• [Given exercise]
Retype, word for word, the lines between the ones holding "What matplotlib code" and "ax.spines['left'].set_linewidth(1.2)", inclusive; pictures stay out of the copy.

• [Available data]
──────────────────────────────

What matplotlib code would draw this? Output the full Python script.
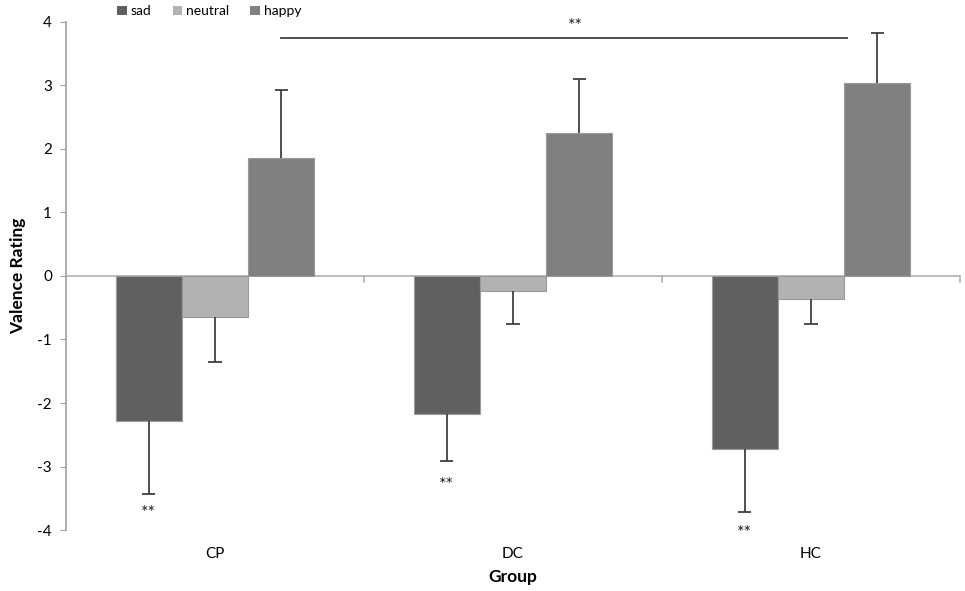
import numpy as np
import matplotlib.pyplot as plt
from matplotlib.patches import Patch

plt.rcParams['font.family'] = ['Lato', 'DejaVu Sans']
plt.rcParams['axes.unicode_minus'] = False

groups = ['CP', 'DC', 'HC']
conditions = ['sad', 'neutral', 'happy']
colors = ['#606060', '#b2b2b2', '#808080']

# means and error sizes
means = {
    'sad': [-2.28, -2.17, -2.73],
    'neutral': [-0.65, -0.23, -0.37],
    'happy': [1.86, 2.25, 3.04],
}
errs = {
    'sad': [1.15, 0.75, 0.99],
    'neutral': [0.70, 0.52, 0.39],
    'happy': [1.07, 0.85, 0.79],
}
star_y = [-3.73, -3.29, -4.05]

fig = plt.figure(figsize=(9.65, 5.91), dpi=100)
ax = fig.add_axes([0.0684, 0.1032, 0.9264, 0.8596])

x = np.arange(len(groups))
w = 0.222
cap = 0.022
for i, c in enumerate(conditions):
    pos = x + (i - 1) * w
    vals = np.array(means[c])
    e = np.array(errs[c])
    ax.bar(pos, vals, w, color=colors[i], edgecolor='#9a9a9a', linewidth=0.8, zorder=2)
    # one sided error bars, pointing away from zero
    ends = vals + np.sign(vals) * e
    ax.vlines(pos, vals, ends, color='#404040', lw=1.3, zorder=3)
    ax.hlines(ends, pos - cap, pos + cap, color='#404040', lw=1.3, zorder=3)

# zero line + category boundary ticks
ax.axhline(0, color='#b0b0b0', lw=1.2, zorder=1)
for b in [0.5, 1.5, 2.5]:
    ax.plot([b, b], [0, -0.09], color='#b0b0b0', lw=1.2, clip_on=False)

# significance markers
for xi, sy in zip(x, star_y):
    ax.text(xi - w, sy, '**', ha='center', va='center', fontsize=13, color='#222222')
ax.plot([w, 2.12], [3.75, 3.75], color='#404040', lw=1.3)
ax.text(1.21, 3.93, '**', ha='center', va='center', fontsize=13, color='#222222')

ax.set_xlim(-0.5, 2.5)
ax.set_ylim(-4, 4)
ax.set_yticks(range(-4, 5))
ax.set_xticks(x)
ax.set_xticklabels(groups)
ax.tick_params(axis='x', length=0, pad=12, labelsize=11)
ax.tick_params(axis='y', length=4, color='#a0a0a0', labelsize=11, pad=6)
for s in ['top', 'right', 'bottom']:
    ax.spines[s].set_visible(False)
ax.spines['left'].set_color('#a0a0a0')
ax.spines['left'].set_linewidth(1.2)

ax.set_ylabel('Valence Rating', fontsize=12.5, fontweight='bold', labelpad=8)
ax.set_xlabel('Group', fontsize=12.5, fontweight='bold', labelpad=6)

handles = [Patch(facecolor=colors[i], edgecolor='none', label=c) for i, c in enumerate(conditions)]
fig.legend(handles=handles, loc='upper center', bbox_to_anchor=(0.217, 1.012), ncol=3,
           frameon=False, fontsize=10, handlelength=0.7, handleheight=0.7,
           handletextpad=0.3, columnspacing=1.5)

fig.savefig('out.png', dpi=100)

──────────────────────────────

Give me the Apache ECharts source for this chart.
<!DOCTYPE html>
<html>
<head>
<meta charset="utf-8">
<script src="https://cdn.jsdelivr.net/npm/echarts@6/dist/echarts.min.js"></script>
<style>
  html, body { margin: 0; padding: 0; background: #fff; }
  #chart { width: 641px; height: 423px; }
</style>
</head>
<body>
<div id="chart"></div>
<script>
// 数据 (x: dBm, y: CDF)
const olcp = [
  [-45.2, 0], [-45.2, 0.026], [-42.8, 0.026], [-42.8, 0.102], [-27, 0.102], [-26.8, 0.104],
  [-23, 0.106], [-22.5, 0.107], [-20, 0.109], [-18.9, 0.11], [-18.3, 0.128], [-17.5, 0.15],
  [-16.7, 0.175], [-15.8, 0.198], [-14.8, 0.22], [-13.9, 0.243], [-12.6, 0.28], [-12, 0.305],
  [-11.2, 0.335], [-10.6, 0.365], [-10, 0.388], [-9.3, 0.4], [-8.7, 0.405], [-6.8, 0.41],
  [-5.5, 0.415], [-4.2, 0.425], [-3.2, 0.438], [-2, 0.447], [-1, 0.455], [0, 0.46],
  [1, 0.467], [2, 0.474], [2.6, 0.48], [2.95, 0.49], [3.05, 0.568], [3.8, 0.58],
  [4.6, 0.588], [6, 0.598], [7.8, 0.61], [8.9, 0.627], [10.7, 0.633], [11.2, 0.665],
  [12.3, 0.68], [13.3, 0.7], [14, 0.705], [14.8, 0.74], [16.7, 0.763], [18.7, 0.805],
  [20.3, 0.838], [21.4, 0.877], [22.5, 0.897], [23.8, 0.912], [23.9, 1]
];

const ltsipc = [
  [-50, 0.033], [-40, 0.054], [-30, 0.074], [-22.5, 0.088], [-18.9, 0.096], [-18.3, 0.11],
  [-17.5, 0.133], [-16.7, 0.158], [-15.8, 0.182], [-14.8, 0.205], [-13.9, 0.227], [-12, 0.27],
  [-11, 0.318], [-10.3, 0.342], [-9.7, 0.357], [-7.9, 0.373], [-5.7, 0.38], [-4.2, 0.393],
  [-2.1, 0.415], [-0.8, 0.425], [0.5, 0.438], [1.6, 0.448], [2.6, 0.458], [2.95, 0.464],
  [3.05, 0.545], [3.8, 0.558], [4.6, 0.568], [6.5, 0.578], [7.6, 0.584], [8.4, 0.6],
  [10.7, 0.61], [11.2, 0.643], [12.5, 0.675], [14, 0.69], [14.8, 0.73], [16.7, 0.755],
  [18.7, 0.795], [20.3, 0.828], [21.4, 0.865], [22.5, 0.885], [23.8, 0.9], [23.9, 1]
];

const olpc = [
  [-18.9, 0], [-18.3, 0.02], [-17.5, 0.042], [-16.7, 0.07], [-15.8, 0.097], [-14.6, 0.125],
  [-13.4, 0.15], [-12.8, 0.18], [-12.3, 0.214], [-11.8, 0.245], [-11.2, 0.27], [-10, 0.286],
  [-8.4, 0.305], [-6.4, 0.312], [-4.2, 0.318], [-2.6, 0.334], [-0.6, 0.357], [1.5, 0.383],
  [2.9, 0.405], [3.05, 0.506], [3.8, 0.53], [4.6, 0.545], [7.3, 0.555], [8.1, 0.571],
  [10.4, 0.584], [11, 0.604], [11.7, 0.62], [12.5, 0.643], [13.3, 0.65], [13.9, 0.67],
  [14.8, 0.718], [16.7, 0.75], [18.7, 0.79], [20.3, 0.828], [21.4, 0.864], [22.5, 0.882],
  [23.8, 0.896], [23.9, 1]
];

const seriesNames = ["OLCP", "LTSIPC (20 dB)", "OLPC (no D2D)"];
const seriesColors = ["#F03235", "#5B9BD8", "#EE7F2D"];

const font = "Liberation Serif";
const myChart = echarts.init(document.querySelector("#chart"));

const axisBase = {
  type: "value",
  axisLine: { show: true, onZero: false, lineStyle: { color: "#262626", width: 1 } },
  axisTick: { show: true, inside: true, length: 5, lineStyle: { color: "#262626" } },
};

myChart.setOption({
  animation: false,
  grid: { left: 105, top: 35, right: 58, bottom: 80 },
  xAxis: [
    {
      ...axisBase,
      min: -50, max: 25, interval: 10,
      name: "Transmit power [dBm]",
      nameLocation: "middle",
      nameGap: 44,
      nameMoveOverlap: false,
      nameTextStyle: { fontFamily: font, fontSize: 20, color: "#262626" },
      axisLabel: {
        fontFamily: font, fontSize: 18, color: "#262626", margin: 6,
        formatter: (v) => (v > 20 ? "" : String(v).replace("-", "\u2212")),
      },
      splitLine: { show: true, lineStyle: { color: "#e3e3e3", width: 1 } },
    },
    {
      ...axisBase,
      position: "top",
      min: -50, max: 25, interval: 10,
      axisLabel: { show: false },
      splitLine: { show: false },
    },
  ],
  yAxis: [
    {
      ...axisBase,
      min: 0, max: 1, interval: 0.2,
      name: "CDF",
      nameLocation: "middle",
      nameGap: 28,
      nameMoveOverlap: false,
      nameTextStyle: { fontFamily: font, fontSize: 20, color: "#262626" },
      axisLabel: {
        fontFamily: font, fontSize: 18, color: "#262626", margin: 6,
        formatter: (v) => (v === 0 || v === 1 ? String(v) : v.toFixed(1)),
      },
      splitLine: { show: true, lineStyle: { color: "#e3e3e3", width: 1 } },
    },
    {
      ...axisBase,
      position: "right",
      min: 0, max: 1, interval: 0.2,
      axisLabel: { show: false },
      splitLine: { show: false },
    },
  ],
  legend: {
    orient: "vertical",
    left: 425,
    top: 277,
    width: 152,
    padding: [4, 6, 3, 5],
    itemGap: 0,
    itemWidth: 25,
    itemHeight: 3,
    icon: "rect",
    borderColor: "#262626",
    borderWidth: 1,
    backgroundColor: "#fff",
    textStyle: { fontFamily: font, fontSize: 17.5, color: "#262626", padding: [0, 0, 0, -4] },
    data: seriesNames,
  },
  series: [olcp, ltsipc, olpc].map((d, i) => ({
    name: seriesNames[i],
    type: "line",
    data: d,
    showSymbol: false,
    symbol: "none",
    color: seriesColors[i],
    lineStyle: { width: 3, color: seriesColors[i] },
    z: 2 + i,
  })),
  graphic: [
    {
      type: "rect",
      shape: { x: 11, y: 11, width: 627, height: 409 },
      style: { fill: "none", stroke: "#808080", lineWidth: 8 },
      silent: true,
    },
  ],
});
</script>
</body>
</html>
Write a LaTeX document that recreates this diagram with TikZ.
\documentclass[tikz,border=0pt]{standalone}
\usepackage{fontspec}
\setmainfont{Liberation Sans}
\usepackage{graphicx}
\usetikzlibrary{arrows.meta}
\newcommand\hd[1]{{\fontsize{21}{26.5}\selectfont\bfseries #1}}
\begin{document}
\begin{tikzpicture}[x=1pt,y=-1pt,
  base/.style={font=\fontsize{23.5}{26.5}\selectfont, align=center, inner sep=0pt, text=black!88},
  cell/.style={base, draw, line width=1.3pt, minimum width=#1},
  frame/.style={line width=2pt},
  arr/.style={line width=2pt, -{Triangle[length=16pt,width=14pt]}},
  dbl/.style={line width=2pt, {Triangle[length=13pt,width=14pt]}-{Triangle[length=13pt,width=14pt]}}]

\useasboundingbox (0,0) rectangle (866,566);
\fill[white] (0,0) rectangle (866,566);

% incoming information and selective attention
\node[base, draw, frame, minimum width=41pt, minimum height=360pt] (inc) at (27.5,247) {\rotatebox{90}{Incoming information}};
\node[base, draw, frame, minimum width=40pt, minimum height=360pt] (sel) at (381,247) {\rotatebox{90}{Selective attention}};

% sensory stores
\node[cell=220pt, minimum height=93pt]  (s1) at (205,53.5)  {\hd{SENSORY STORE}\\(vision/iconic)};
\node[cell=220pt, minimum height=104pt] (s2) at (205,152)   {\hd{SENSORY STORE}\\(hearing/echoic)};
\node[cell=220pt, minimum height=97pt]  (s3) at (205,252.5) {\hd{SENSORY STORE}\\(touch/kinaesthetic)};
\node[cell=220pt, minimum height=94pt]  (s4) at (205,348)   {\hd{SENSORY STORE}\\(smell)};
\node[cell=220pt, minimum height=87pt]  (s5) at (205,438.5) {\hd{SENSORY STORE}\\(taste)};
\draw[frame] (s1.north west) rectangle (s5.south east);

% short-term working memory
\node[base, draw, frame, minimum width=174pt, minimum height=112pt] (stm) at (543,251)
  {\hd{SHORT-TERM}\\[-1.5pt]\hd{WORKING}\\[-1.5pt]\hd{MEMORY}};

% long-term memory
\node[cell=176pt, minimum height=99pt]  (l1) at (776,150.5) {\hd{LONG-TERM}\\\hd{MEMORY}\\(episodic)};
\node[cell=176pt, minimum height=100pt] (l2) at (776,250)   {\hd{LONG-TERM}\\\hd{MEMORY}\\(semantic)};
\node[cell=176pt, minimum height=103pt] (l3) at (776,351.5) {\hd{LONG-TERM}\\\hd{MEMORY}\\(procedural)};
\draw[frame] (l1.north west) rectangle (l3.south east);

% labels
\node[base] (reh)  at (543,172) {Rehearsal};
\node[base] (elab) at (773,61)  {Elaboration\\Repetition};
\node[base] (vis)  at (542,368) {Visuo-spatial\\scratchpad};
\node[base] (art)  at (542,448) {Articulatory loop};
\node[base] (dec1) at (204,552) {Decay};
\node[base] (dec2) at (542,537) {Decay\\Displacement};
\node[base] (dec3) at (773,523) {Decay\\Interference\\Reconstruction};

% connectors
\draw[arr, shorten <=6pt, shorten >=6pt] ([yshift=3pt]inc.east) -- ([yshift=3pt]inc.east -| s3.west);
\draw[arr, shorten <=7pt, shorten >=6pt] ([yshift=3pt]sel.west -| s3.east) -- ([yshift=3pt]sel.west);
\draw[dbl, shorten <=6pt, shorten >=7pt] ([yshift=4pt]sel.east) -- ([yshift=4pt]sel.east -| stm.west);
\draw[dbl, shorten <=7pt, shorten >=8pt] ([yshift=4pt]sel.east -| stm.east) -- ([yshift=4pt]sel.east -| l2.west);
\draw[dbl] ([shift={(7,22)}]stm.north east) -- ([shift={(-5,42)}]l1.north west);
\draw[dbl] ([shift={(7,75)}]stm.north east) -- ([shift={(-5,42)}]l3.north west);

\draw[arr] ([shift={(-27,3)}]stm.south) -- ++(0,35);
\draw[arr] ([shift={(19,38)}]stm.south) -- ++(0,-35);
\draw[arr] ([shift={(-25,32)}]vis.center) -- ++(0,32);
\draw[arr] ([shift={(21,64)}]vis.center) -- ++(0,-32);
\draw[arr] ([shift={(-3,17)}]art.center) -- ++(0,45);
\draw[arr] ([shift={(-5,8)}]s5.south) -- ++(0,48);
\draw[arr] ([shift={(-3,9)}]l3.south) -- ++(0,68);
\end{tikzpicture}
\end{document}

──────────────────────────────

• [Response for this exercise]
What matplotlib code would draw this? Output the full Python script.
import numpy as np
import matplotlib.pyplot as plt
from matplotlib.patches import Patch

plt.rcParams['font.family'] = ['Lato', 'DejaVu Sans']
plt.rcParams['axes.unicode_minus'] = False

groups = ['CP', 'DC', 'HC']
conditions = ['sad', 'neutral', 'happy']
colors = ['#606060', '#b2b2b2', '#808080']

# means and error sizes
means = {
    'sad': [-2.28, -2.17, -2.73],
    'neutral': [-0.65, -0.23, -0.37],
    'happy': [1.86, 2.25, 3.04],
}
errs = {
    'sad': [1.15, 0.75, 0.99],
    'neutral': [0.70, 0.52, 0.39],
    'happy': [1.07, 0.85, 0.79],
}
star_y = [-3.73, -3.29, -4.05]

fig = plt.figure(figsize=(9.65, 5.91), dpi=100)
ax = fig.add_axes([0.0684, 0.1032, 0.9264, 0.8596])

x = np.arange(len(groups))
w = 0.222
cap = 0.022
for i, c in enumerate(conditions):
    pos = x + (i - 1) * w
    vals = np.array(means[c])
    e = np.array(errs[c])
    ax.bar(pos, vals, w, color=colors[i], edgecolor='#9a9a9a', linewidth=0.8, zorder=2)
    # one sided error bars, pointing away from zero
    ends = vals + np.sign(vals) * e
    ax.vlines(pos, vals, ends, color='#404040', lw=1.3, zorder=3)
    ax.hlines(ends, pos - cap, pos + cap, color='#404040', lw=1.3, zorder=3)

# zero line + category boundary ticks
ax.axhline(0, color='#b0b0b0', lw=1.2, zorder=1)
for b in [0.5, 1.5, 2.5]:
    ax.plot([b, b], [0, -0.09], color='#b0b0b0', lw=1.2, clip_on=False)

# significance markers
for xi, sy in zip(x, star_y):
    ax.text(xi - w, sy, '**', ha='center', va='center', fontsize=13, color='#222222')
ax.plot([w, 2.12], [3.75, 3.75], color='#404040', lw=1.3)
ax.text(1.21, 3.93, '**', ha='center', va='center', fontsize=13, color='#222222')

ax.set_xlim(-0.5, 2.5)
ax.set_ylim(-4, 4)
ax.set_yticks(range(-4, 5))
ax.set_xticks(x)
ax.set_xticklabels(groups)
ax.tick_params(axis='x', length=0, pad=12, labelsize=11)
ax.tick_params(axis='y', length=4, color='#a0a0a0', labelsize=11, pad=6)
for s in ['top', 'right', 'bottom']:
    ax.spines[s].set_visible(False)
ax.spines['left'].set_color('#a0a0a0')
ax.spines['left'].set_linewidth(1.2)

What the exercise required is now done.